Vice Finance Minister Zhu Guangyao said at a briefing in Beijing on Friday that regulators are drafting detailed rules to allow up to 51% foreign ownership in certain financial institutions including securities ventures and life-insurance companies, with caps to be gradually eased further in future.

Overseas banks are currently restricted to 49% ownership of domestic Chinese securities joint ventures, an impediment which prompted JP Morgan Chase & Co. to withdraw from its China venture.

The announcement follows a statement made by the Chinese foreign ministry on Thursday, indicating that restrictions on foreign access to China’s banking, insurance, securities and funds sectors would be “substantially” eased.

“This is a milestone in China’s progress of opening up its economy,” said Larry Hu, head of China economics at Macquarie Securities Ltd. in Hong Kong to Bloomberg. “China and the US are in a business and trade cooperation rather than confrontation.”

China’s top policymakers have sent strong signals throughout the course of 2017 that they plan to further open the country’s $40 trillion strong finance sector.

At the 19th National Chinese Communist Party Congress Guo Shuqing, the head of China’s banking regulator, emphasised the need for China to open its finance sector further.

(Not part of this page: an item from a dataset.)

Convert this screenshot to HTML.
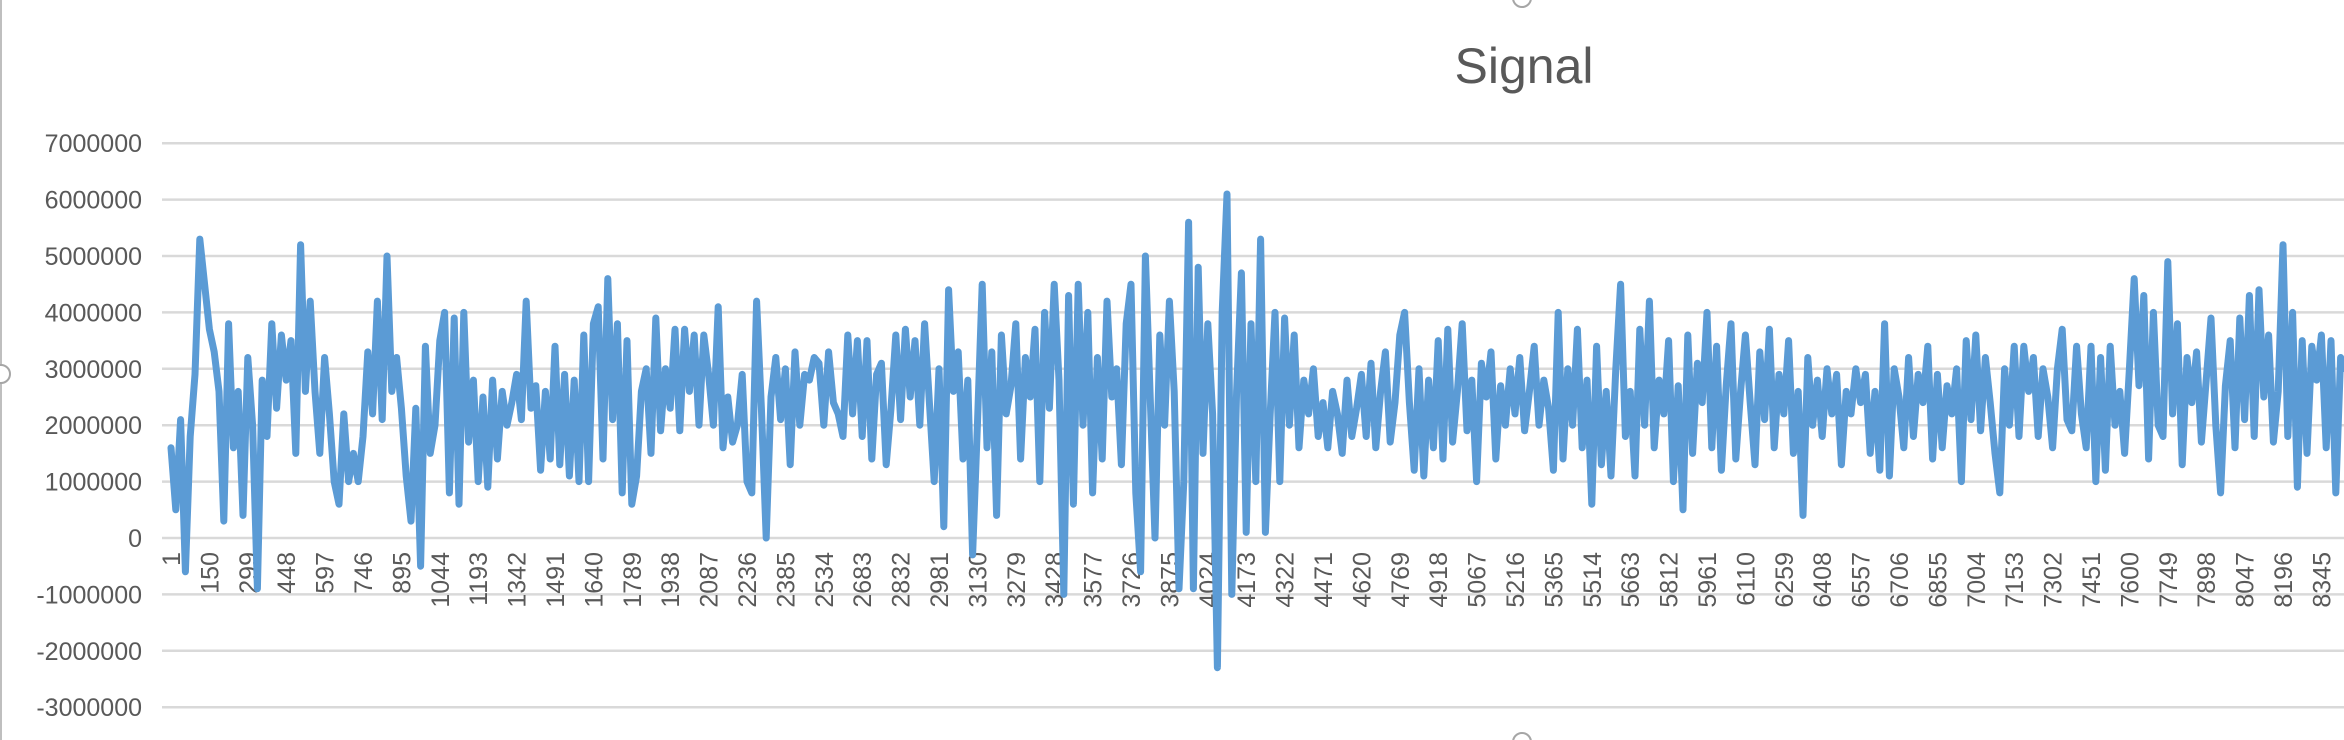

Guo that the declining market share of foreign banks in China boded poorly for competition, and that overseas lenders would be given “more room” when it comes to ownership and business scope.

In June central bank governor Zhou Xiaochuan said at the Lujiazui forum that China’s finance sector needed to be further liberalised and opened up to foreign capital, in order to improve its efficiency and reduce risk.

“The experience of many countries including China itself clearly indicates that protectionism leads to sloth…[we] must firmly walk along the path of external reform. From the experience of opening up of the manufacturing and services sector we can deduce that the financial sector is no exception, and the similar application of competitive and opening principles will enable the financial sector to see even better development,” said Zhou.

Sources said to Bloomberg in September that that the Chinese central bank was working on a raft of proposals to further liberalise the banking and finance sector.